Other, more character-led additions to gameplay are where Final Fantasy 15 shines brightest. The cooking feature, while simple, is brilliantly engaging, and I often found myself going well out of my way to harvest new ingredients or track down new recipes for Ignis to master. The stat boosts that these meals provide are almost incidental to the opportunity of salivating over new, painstakingly realised concoctions. Prompto's photography skill, while not as interactive, is similarly endearing and is genuinely quite moving later in the game, as new modes become available for the guys to take procedurally generated cute selfies that just happen to be prior to important, emotional scenes. It's a clever touch that these photo collections are reviewed at the end of the day, too, as it means that you're often looking at these moments of light-hearted innocence with the benefit of hindsight. That the characters look over the photos together with you also adds touching little voiced insights to their thoughts and feelings at key story beats.

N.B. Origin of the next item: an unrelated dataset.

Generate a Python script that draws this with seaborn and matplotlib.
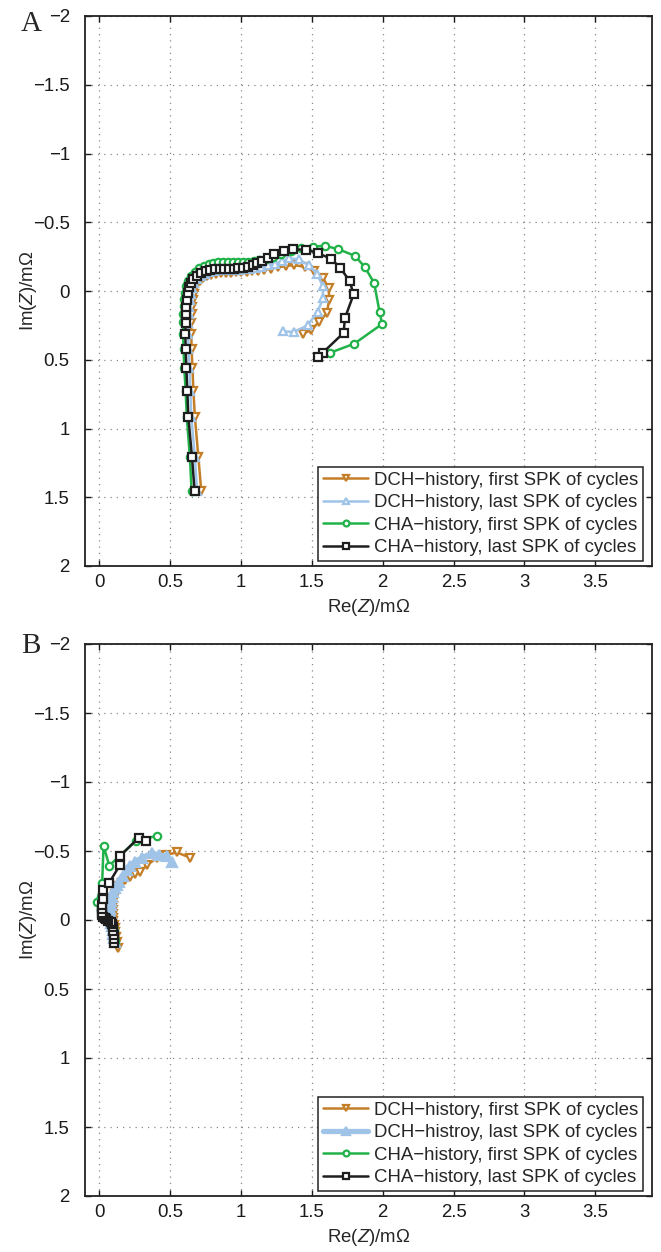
import numpy as np
import pandas as pd
import matplotlib
matplotlib.use("Agg")
import matplotlib.pyplot as plt
import seaborn as sns

# ---------------- data ----------------
labels_A = ["DCH\u2212history, first SPK of cycles",
            "DCH\u2212history, last SPK of cycles",
            "CHA\u2212history, first SPK of cycles",
            "CHA\u2212history, last SPK of cycles"]
labels_B = ["DCH\u2212history, first SPK of cycles",
            "DCH\u2212histroy, last SPK of cycles",
            "CHA\u2212history, first SPK of cycles",
            "CHA\u2212history, last SPK of cycles"]

xticks = [0, 0.5, 1, 1.5, 2, 2.5, 3, 3.5]
xtick_labels = ["0", "0.5", "1", "1.5", "2", "2.5", "3", "3.5"]
yticks = [-2, -1.5, -1, -0.5, 0, 0.5, 1, 1.5, 2]
ytick_labels = ["\u22122", "\u22121.5", "\u22121", "\u22120.5", "0", "0.5", "1", "1.5", "2"]

# Panel A
a_dch_first_re = [0.72, 0.70, 0.675, 0.665, 0.658, 0.652, 0.650, 0.650, 0.652, 0.655, 0.660, 0.667, 0.678,
                  0.693, 0.712, 0.735, 0.762, 0.792, 0.825, 0.860, 0.895, 0.930, 0.965, 1.000, 1.040, 1.080,
                  1.120, 1.165, 1.210, 1.260, 1.320, 1.376, 1.450, 1.518, 1.580, 1.619, 1.623, 1.605, 1.553,
                  1.494, 1.436]
a_dch_first_im = [1.452, 1.21, 0.914, 0.727, 0.558, 0.422, 0.315, 0.23, 0.167, 0.114, 0.065, 0.02, -0.02,
                  -0.05, -0.075, -0.095, -0.11, -0.12, -0.126, -0.13, -0.132, -0.134, -0.135, -0.137, -0.14,
                  -0.143, -0.148, -0.155, -0.163, -0.172, -0.182, -0.189, -0.175, -0.145, -0.095, -0.02, 0.065,
                  0.162, 0.223, 0.284, 0.313]

a_dch_last_re = [0.69, 0.675, 0.65, 0.643, 0.636, 0.63, 0.628, 0.629, 0.631, 0.634, 0.64, 0.646, 0.657, 0.672,
                 0.692, 0.716, 0.745, 0.776, 0.809, 0.843, 0.878, 0.913, 0.948, 0.983, 1.02, 1.06, 1.10, 1.145,
                 1.19, 1.24, 1.29, 1.342, 1.407, 1.478, 1.537, 1.577, 1.58, 1.541, 1.471, 1.372, 1.295]
a_dch_last_im = [1.452, 1.21, 0.914, 0.727, 0.558, 0.422, 0.315, 0.23, 0.167, 0.114, 0.065, 0.02, -0.022,
                 -0.055, -0.085, -0.108, -0.125, -0.137, -0.145, -0.15, -0.152, -0.153, -0.154, -0.155, -0.158,
                 -0.162, -0.168, -0.177, -0.188, -0.2, -0.215, -0.238, -0.23, -0.189, -0.124, -0.036, 0.053,
                 0.15, 0.25, 0.298, 0.293]

a_cha_first_re = [0.652, 0.640, 0.618, 0.610, 0.600, 0.595, 0.592, 0.592, 0.593, 0.595, 0.600, 0.605, 0.615,
                  0.630, 0.650, 0.675, 0.705, 0.738, 0.772, 0.806, 0.840, 0.875, 0.910, 0.945, 0.980, 1.015,
                  1.050, 1.090, 1.130, 1.175, 1.225, 1.285, 1.350, 1.424, 1.506, 1.590, 1.685, 1.806, 1.875,
                  1.940, 1.978, 1.996, 1.800, 1.630]
a_cha_first_im = [1.452, 1.21, 0.914, 0.727, 0.558, 0.420, 0.312, 0.227, 0.165, 0.11, 0.06, 0.012, -0.035,
                  -0.075, -0.11, -0.14, -0.165, -0.183, -0.195, -0.203, -0.208, -0.211, -0.213, -0.213, -0.212,
                  -0.212, -0.213, -0.218, -0.225, -0.235, -0.25, -0.27, -0.29, -0.315, -0.322, -0.329, -0.305,
                  -0.255, -0.172, -0.058, 0.153, 0.240, 0.383, 0.449]

a_cha_last_re = [0.673, 0.655, 0.629, 0.622, 0.615, 0.610, 0.608, 0.610, 0.612, 0.614, 0.620, 0.624, 0.634,
                 0.647, 0.664, 0.690, 0.720, 0.751, 0.784, 0.817, 0.849, 0.882, 0.915, 0.948, 0.981, 1.013,
                 1.049, 1.084, 1.112, 1.150, 1.190, 1.236, 1.305, 1.365, 1.462, 1.541, 1.635, 1.699, 1.766,
                 1.795, 1.734, 1.724, 1.577, 1.546]
a_cha_last_im = [1.452, 1.21, 0.914, 0.727, 0.558, 0.422, 0.315, 0.23, 0.167, 0.114, 0.065, 0.017, -0.027,
                 -0.06, -0.087, -0.111, -0.131, -0.145, -0.155, -0.160, -0.162, -0.162, -0.162, -0.162, -0.165,
                 -0.170, -0.177, -0.187, -0.201, -0.220, -0.240, -0.267, -0.289, -0.303, -0.300, -0.276, -0.235,
                 -0.170, -0.075, 0.024, 0.196, 0.305, 0.449, 0.480]

# Panel B
b_dch_first_re = [0.13, 0.125, 0.12, 0.115, 0.11, 0.105, 0.10, 0.097, 0.095, 0.095, 0.097, 0.10, 0.105, 0.113,
                  0.123, 0.14, 0.158, 0.185, 0.217, 0.25, 0.288, 0.34, 0.405, 0.47, 0.547, 0.641]
b_dch_first_im = [0.2, 0.16, 0.12, 0.09, 0.06, 0.035, 0.01, -0.015, -0.04, -0.07, -0.1, -0.13, -0.16, -0.19,
                  -0.217, -0.243, -0.268, -0.29, -0.314, -0.33, -0.35, -0.40, -0.447, -0.47, -0.49, -0.452]

b_dch_last_re = [0.11, 0.105, 0.10, 0.095, 0.09, 0.085, 0.08, 0.078, 0.077, 0.078, 0.08, 0.085, 0.092, 0.10,
                 0.11, 0.123, 0.14, 0.165, 0.194, 0.22, 0.252, 0.30, 0.37, 0.42, 0.476, 0.512]
b_dch_last_im = [0.16, 0.13, 0.1, 0.07, 0.045, 0.02, -0.005, -0.03, -0.055, -0.08, -0.11, -0.14, -0.17, -0.2,
                 -0.23, -0.255, -0.278, -0.32, -0.36, -0.39, -0.423, -0.45, -0.483, -0.47, -0.464, -0.423]

b_cha_first_re = [0.11, 0.107, 0.104, 0.10, 0.09, 0.07, 0.04, 0.01, -0.018, 0.021, 0.031, 0.071, 0.26, 0.405]
b_cha_first_im = [0.15, 0.12, 0.08, 0.05, 0.02, 0.0, -0.03, -0.07, -0.133, -0.27, -0.539, -0.394, -0.575, -0.609]

b_cha_last_re = [0.106, 0.105, 0.104, 0.10, 0.097, 0.09, 0.08, 0.065, 0.05, 0.04, 0.03, 0.022, 0.017, 0.017,
                 0.017, 0.028, 0.028, 0.071, 0.147, 0.147, 0.28, 0.33]
b_cha_last_im = [0.17, 0.14, 0.11, 0.08, 0.05, 0.03, 0.015, 0.005, -0.005, -0.015, -0.025, -0.035, -0.05, -0.08,
                 -0.109, -0.152, -0.217, -0.27, -0.40, -0.464, -0.597, -0.573]

# ---------------- style ----------------
sns.set_theme(style="white")
plt.rcParams["font.family"] = ["Liberation Sans", "DejaVu Sans"]
plt.rcParams["mathtext.fontset"] = "custom"
plt.rcParams["mathtext.rm"] = "Liberation Sans"
plt.rcParams["mathtext.it"] = "Liberation Sans:italic"
plt.rcParams["axes.unicode_minus"] = True

C_OR = "#C47E28"
C_BL = "#A0C4E8"
C_GR = "#22B24A"
C_BK = "#1E1E1E"

FS = 13.4

fig = plt.figure(figsize=(6.61, 12.52), dpi=100)
axA = fig.add_axes([85 / 661, 1 - 566 / 1252, (652 - 85) / 661, (566 - 16) / 1252])
axB = fig.add_axes([85 / 661, 1 - 1196 / 1252, (652 - 85) / 661, (1196 - 644) / 1252])

OHM = "\u03A9"


def draw(ax, series, labels):
    for (re, im, style), lab in zip(series, labels):
        df = pd.DataFrame({"re": re, "im": im})
        sns.lineplot(data=df, x="re", y="im", sort=False, estimator=None, ax=ax,
                     label=lab, **style)
    ax.set_xlim(-0.1, 3.9)
    ax.set_ylim(2, -2)
    ax.set_xticks(xticks)
    ax.set_xticklabels(xtick_labels)
    ax.set_yticks(yticks)
    ax.set_yticklabels(ytick_labels)
    ax.tick_params(direction="in", length=4, width=1, top=True, right=True,
                   labelsize=FS, colors="#1a1a1a", bottom=True, left=True)
    ax.tick_params(axis="x", pad=6)
    ax.tick_params(axis="y", pad=11)
    ax.grid(True, linestyle=(0, (1, 4)), color="#8a8a8a", linewidth=0.9)
    for s in ax.spines.values():
        s.set_color("#222222")
        s.set_linewidth(1.3)
    ax.set_xlabel(r"Re($\mathit{Z}$)/m" + OHM, fontsize=FS, labelpad=4)
    ax.set_ylabel(r"Im($\mathit{Z}$)/m" + OHM, fontsize=FS)
    ax.yaxis.set_label_coords(-0.082, 0.5)
    leg = ax.legend(loc="lower right", bbox_to_anchor=(0.984, 0.009), fontsize=FS, frameon=True,
                    fancybox=False, edgecolor="#222222", framealpha=1, borderpad=0.25,
                    labelspacing=0.3, handlelength=2.45, handletextpad=0.3, borderaxespad=0.0,
                    markerscale=0.8)
    leg.get_frame().set_linewidth(1.1)


ms = 5.3
lw = 1.8
mew = 1.6
stA = [
    dict(color=C_OR, lw=lw, marker="v", markersize=ms + 0.8, markerfacecolor="white",
         markeredgecolor=C_OR, markeredgewidth=mew),
    dict(color=C_BL, lw=lw, marker="^", markersize=ms + 0.8, markerfacecolor="white",
         markeredgecolor=C_BL, markeredgewidth=mew),
    dict(color=C_GR, lw=lw, marker="o", markersize=ms, markerfacecolor="white",
         markeredgecolor=C_GR, markeredgewidth=mew),
    dict(color=C_BK, lw=lw, marker="s", markersize=ms, markerfacecolor="white",
         markeredgecolor=C_BK, markeredgewidth=mew),
]
stB = [
    dict(color=C_OR, lw=lw, marker="v", markersize=ms + 0.8, markerfacecolor="white",
         markeredgecolor=C_OR, markeredgewidth=mew),
    dict(color=C_BL, lw=3.8, marker="^", markersize=ms + 1.6, markerfacecolor=C_BL,
         markeredgecolor=C_BL, markeredgewidth=mew),
    dict(color=C_GR, lw=lw, marker="o", markersize=ms, markerfacecolor="white",
         markeredgecolor=C_GR, markeredgewidth=mew),
    dict(color=C_BK, lw=lw, marker="s", markersize=ms, markerfacecolor="white",
         markeredgecolor=C_BK, markeredgewidth=mew),
]

draw(axA, [(a_dch_first_re, a_dch_first_im, stA[0]),
           (a_dch_last_re, a_dch_last_im, stA[1]),
           (a_cha_first_re, a_cha_first_im, stA[2]),
           (a_cha_last_re, a_cha_last_im, stA[3])], labels_A)
draw(axB, [(b_dch_first_re, b_dch_first_im, stB[0]),
           (b_dch_last_re, b_dch_last_im, stB[1]),
           (b_cha_first_re, b_cha_first_im, stB[2]),
           (b_cha_last_re, b_cha_last_im, stB[3])], labels_B)

fig.text(31 / 661, 1 - 24 / 1252, "A", ha="center", va="center",
         fontfamily="Liberation Serif", fontsize=21)
fig.text(31 / 661, 1 - 646 / 1252, "B", ha="center", va="center",
         fontfamily="Liberation Serif", fontsize=21)

fig.savefig("out.png", dpi=100)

It's harder for fully voiced, realistically rendered characters to be quite as endearing to players as the pliable party members of old, but all four of Final Fantasy 15's main party members are both likeable and familiar, bolstered by surprisingly well-scripted dialogue and voice acting that make light of their fantastical surroundings in a deliciously self-referential way that feels fresh for an FF title. You believe in their friendship, and you believe that suddenly freed of their responsibilities in the city and given a badass car to cruise around in, they're having the time of their lives.
A drawback of having all four of the main party members so thoroughly fleshed out, however, is that every other individual introduced in the game feels one-dimensional by comparison. None of the supporting cast are given anything that even remotely resembles a satisfactory story arc, and characters originally touted to be important in the endless promotional materials and trailers for the game are completely dropped later in the story, long before we're given a chance to care about or even properly meet them. No-one seems to have any motivation for doing the things that they do, other than furthering the plot, and that goes double for the utterly unremarkable antagonist, who lacks even a fraction of the magnetism of a Kefka or Sephiroth.

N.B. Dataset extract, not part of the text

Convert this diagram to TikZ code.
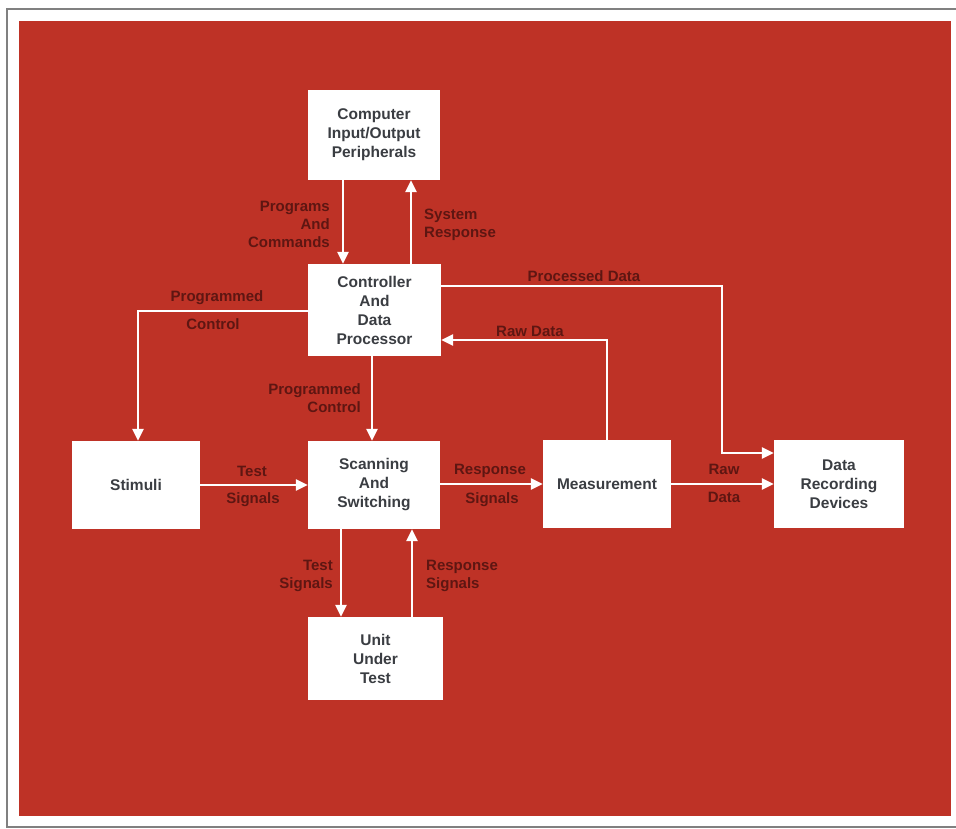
\documentclass[tikz,border=0pt]{standalone}
\usepackage{fontspec}
\setmainfont{Liberation Sans}
\usetikzlibrary{arrows.meta}
\definecolor{bgred}{HTML}{BE3226}
\definecolor{lblred}{HTML}{5E1612}
\definecolor{boxtext}{HTML}{3A3D42}
\begin{document}
\begin{tikzpicture}[x=1pt,y=-1pt,
  box/.style={draw=none,fill=white,text=boxtext,align=center,inner sep=0pt,
    font=\bfseries\fontsize{15.5}{19}\selectfont},
  lbl/.style={text=lblred,inner sep=0pt,font=\bfseries\fontsize{15}{18}\selectfont},
  arr/.style={draw=white,line width=2.4pt,-{Triangle[length=12pt,width=11pt]}}]
\useasboundingbox (0,0) rectangle (956,829);
\fill[white] (0,0) rectangle (956,829);
\draw[gray,line width=1.2pt] (956,9) -- (7,9) -- (7,827) -- (956,827);
\fill[bgred] (19,21) rectangle (951,816);

% boxes
\node[box,minimum width=132pt,minimum height=90pt] (cio) at (374,135) {Computer\\Input/Output\\Peripherals};
\node[box,minimum width=133pt,minimum height=92pt] (ctrl) at (374.5,310) {Controller\\And\\Data\\Processor};
\node[box,minimum width=128pt,minimum height=88pt] (stim) at (136,485) {Stimuli};
\node[box,minimum width=132pt,minimum height=88pt] (scan) at (374,485) {Scanning\\And\\Switching};
\node[box,minimum width=128pt,minimum height=88pt] (meas) at (607,484) {Measurement};
\node[box,minimum width=130pt,minimum height=88pt] (drd) at (839,484) {Data\\Recording\\Devices};
\node[box,minimum width=135pt,minimum height=83pt] (uut) at (375.5,658.5) {Unit\\Under\\Test};

% connectors
\draw[arr] ([xshift=-31pt]cio.south) -- ([xshift=-31pt]cio.south |- ctrl.north);
\draw[arr] ([xshift=37pt]cio.south |- ctrl.north) -- ([xshift=37pt]cio.south);
\draw[arr] ([yshift=-1pt]ctrl.west) -| ([xshift=2pt]stim.north);
\draw[arr] ([xshift=-2.5pt]ctrl.south) -- ([xshift=-2.5pt]ctrl.south |- scan.north);
\coordinate (pdc) at ([xshift=-52pt,yshift=31pt]drd.west);
\draw[arr] ([yshift=24pt]ctrl.east) -| (pdc) -- ([yshift=31pt]drd.west);
\draw[arr] (meas.north) |- ([yshift=-30pt]ctrl.east);
\draw[arr] (stim.east) -- (scan.west);
\draw[arr] (scan.east |- meas.west) -- (meas.west);
\draw[arr] (meas.east) -- (drd.west);
\draw[arr] ([xshift=-33pt]scan.south) -- ([xshift=-33pt]scan.south |- uut.north);
\draw[arr] ([xshift=38pt]scan.south |- uut.north) -- ([xshift=38pt]scan.south);

% labels
\node[lbl,align=right,anchor=east] (l1) at (330,224) {Programs\\And\\Commands};
\node[lbl,align=left,anchor=west] (l2) at (424,225) {System\\Response};
\node[lbl] (l3a) at (217,298) {Programmed};
\node[lbl] (l3b) at (213,324) {Control};
\node[lbl,align=right,anchor=east] (l4) at (361,398) {Programmed\\Control};
\node[lbl] (l5) at (584,276) {Processed Data};
\node[lbl] (l6) at (530,331) {Raw Data};
\node[lbl] (l7a) at (252,471) {Test};
\node[lbl] (l7b) at (253,500) {Signals};
\node[lbl] (l8a) at (490,471) {Response};
\node[lbl] (l8b) at (492,500) {Signals};
\node[lbl] (l9a) at (724,469) {Raw};
\node[lbl] (l9b) at (724,497) {Data};
\node[lbl,align=right,anchor=east] (l10) at (333,576) {Test\\Signals};
\node[lbl,align=left,anchor=west] (l11) at (426,576) {Response\\Signals};
\end{tikzpicture}
\end{document}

Final Fantasy 15's biggest problem is that despite a strong core cast it's all far too vague, lacking the messy, human appeal of previous titles, which could distil celestial struggles and global plights down to something much more real and relatable. Final Fantasy 15 talks in sweeping generalisations and barely stops to tally up the human cost. When it does, it fumbles; there are several moments later in the game when you're given an important bit of information regarding a major character, but the wider context is never addressed and, in one instance, it's never brought up or mentioned again. It's disappointing how 15 creates some of the most well-rounded characters in a Final Fantasy in a long time time, but seems entirely unsure about what to do with them.

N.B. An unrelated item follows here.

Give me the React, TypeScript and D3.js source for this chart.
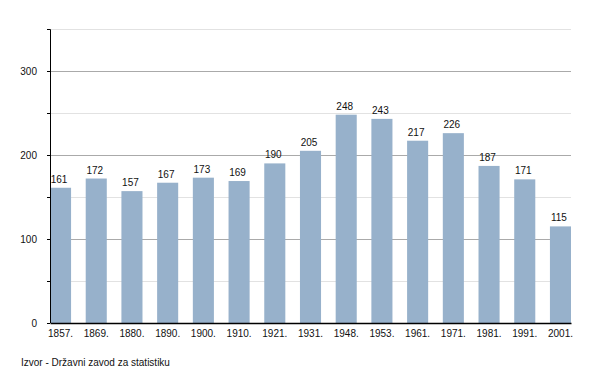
import { useEffect, useRef } from "react";
import * as d3 from "d3";

const years = ["1857.", "1869.", "1880.", "1890.", "1900.", "1910.", "1921.", "1931.", "1948.", "1953.", "1961.", "1971.", "1981.", "1991.", "2001."];
const population = [161, 172, 157, 167, 173, 169, 190, 205, 248, 243, 217, 226, 187, 171, 115];
const majorTicks = [0, 100, 200, 300];
const minorTicks = [50, 150, 250, 350];
const sourceNote = "Izvor - Državni zavod za statistiku";

const WIDTH = 600;
const HEIGHT = 373;
const BAR_COLOR = "#97b1cb";
const FONT = "'Liberation Sans', Arial, sans-serif";

export default function App() {
  const svgRef = useRef<SVGSVGElement>(null);

  useEffect(() => {
    if (!svgRef.current) return;
    const margin = { top: 29, right: 29, bottom: 50, left: 50 };
    const innerW = WIDTH - margin.left - margin.right;
    const innerH = HEIGHT - margin.top - margin.bottom;

    const svg = d3.select(svgRef.current);
    svg.selectAll("*").remove();

    const g = svg.append("g").attr("transform", `translate(${margin.left},${margin.top})`);

    const x = d3.scaleBand<string>().domain(years).range([0, innerW]).paddingInner(0.41).paddingOuter(0);
    const y = d3.scaleLinear().domain([0, 350]).range([innerH, 0]);

    // gridlines
    g.selectAll(".minor")
      .data(minorTicks)
      .join("line")
      .attr("x1", 0)
      .attr("x2", innerW)
      .attr("y1", (d) => Math.round(y(d)) + 0.5)
      .attr("y2", (d) => Math.round(y(d)) + 0.5)
      .attr("stroke", "#e2e2e2");
    g.selectAll(".major")
      .data(majorTicks.filter((d) => d > 0))
      .join("line")
      .attr("x1", 0)
      .attr("x2", innerW)
      .attr("y1", (d) => Math.round(y(d)) + 0.5)
      .attr("y2", (d) => Math.round(y(d)) + 0.5)
      .attr("stroke", "#aaaaaa");

    // bars
    g.selectAll(".bar")
      .data(population)
      .join("rect")
      .attr("x", (_, i) => x(years[i])!)
      .attr("y", (d) => y(d))
      .attr("width", x.bandwidth())
      .attr("height", (d) => innerH - y(d))
      .attr("fill", BAR_COLOR);

    // value labels
    g.selectAll(".val")
      .data(population)
      .join("text")
      .attr("x", (_, i) => x(years[i])! + x.bandwidth() / 2 - 1.5)
      .attr("y", (d) => y(d) - 5)
      .attr("text-anchor", "middle")
      .attr("font-family", FONT)
      .attr("font-size", "10px")
      .attr("fill", "#111")
      .text((d) => d);

    // y axis
    const yAxis = d3
      .axisLeft(y)
      .tickValues([...majorTicks, ...minorTicks])
      .tickSize(3)
      .tickPadding(10)
      .tickFormat((d) => (majorTicks.includes(d as number) ? String(d) : ""));
    g.append("g")
      .call(yAxis)
      .call((a) => {
        a.select(".domain").attr("stroke", "#000").attr("d", `M-3,0.5H0.5V${innerH}`);
        a.selectAll(".tick line").attr("stroke", "#000");
        a.selectAll(".tick text").attr("font-family", FONT).attr("font-size", "10px").attr("fill", "#111");
      });

    // x axis
    g.append("g")
      .attr("transform", `translate(0,${innerH})`)
      .call(d3.axisBottom(x).tickSize(0).tickPadding(7))
      .call((a) => {
        a.select(".domain").attr("stroke", "#000").attr("stroke-width", 1.5);
        a.selectAll(".tick text").attr("font-family", FONT).attr("font-size", "10px").attr("fill", "#111");
      });

    svg.append("text")
      .attr("x", 21)
      .attr("y", 366)
      .attr("font-family", FONT)
      .attr("font-size", "10px")
      .attr("fill", "#111")
      .text(sourceNote);
  }, []);

  return (
    <svg
      ref={svgRef}
      width={WIDTH}
      height={HEIGHT}
      style={{ position: "absolute", left: 0, top: 0, background: "#fff" }}
    />
  );
}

The plotting is quite bafflingly bad; nothing of note actually plays out in front of you for most of the game. In fact, most of the inciting events take place either off-camera or in Kingsglaive, the full-length tie-in feature film. Having watched both that and the Brotherhood anime, which also serves as a prequel to the game, I was able to follow what was going on, but I have a strong feeling anyone who doesn't go in armed with all that exposition will be at a distinct disadvantage. It seems as though Square Enix sensed this too, making a last-minute addition of quick cuts of Kingsglaive and the Omen CG trailer to a few key cutscenes, which truthfully feel like they will only confuse things further for anyone unaware of their origins, as they very clearly do not belong in the game. These moments of exposition should have been a priority and a case of show, not tell within the main event itself, surely?
That's the main, repeating issue with Final Fantasy 15; it never lives up to the grandiose expectations it sets for itself. Boss fights become gruelling battles of endurance against towering HP sponges - and nothing dulls the sheen of an an epic moment quite like dragging it out for far too long. Summons, despite their size, play a smaller role than you might expect. You can't call upon them at any time you like, as with previous titles; instead certain conditions must be met before they become available. This means that you can go through an entire major boss fight, where an Astral's help in whittling down a health bar would have been heartily welcomed, without ever having the option of calling upon them, but then later they'll make an appearance during some small-fry skirmish with a handful of imperial soldiers out on the open-world map. Granted, it certainly makes their presence all the more impressive when they do decide to show up, but it isn't the most practical of systems.
And yes, Final Fantasy 15 does become pointedly linear in its later stages. Yet it isn't the end of the world; there's still plenty to do away from the main questline, and the opportunity is there to pursue other challenges both before and after the final credits roll. While still taking time to indulge in a fair amount of side quests and hunts, I wrapped up the main storyline in just under 30 hours, and 10 hours after that I'm still finding plenty of other things to do back in the open world. Let me be clear, though - that the latter stages of the game are weaker is not because they are linear, but because they are disappointingly sparse, with several hours dedicated to Noctis moving through boring, cramped, windowless corridors of repeating assets and enemies. It feels counter-intuitive for Square Enix to have created such an engaging and beguiling world for players to care about, only to completely isolate you at a crucial story juncture. You could argue that this is intentional, that by stripping everything back players are forced to focus on the main narrative (and Square Enix itself has claimed this), but the fact is that this long stretch simply isn't fun, and accompanied by an omnipresent villainous voiceover which regularly repeats lines, the whole sequence feels rather rushed and cheap - an afterthought to the lush, exciting open plains of Leide and Duscae. It's one of the few times throughout Final Fantasy 15's running time that the tortured, ten-year development cycle makes itself painfully obvious.
This troubled history is one of the reasons Final Fantasy 15 is so difficult to pin down. For a series universally known and loved for its emphasis on storytelling, can I recommend a Final Fantasy game despite its unsatisfying story? Instinctively I'd say no, but even as someone who prized the narratives of previous games I still found myself going back to 15's early stages to seek out new challenges after I'd concluded the main campaign. And it's clear that Final Fantasy 15 benefits from a vision, one that emboldened its developers to try new things and reinvent a series while reclaiming the scale that its most ardent fans are used to. In chasing that scale the bigger picture can sometimes get a little obscured, but importantly Final Fantasy 15 retains that love of smaller stories, the ones that often prove to be so much more memorable.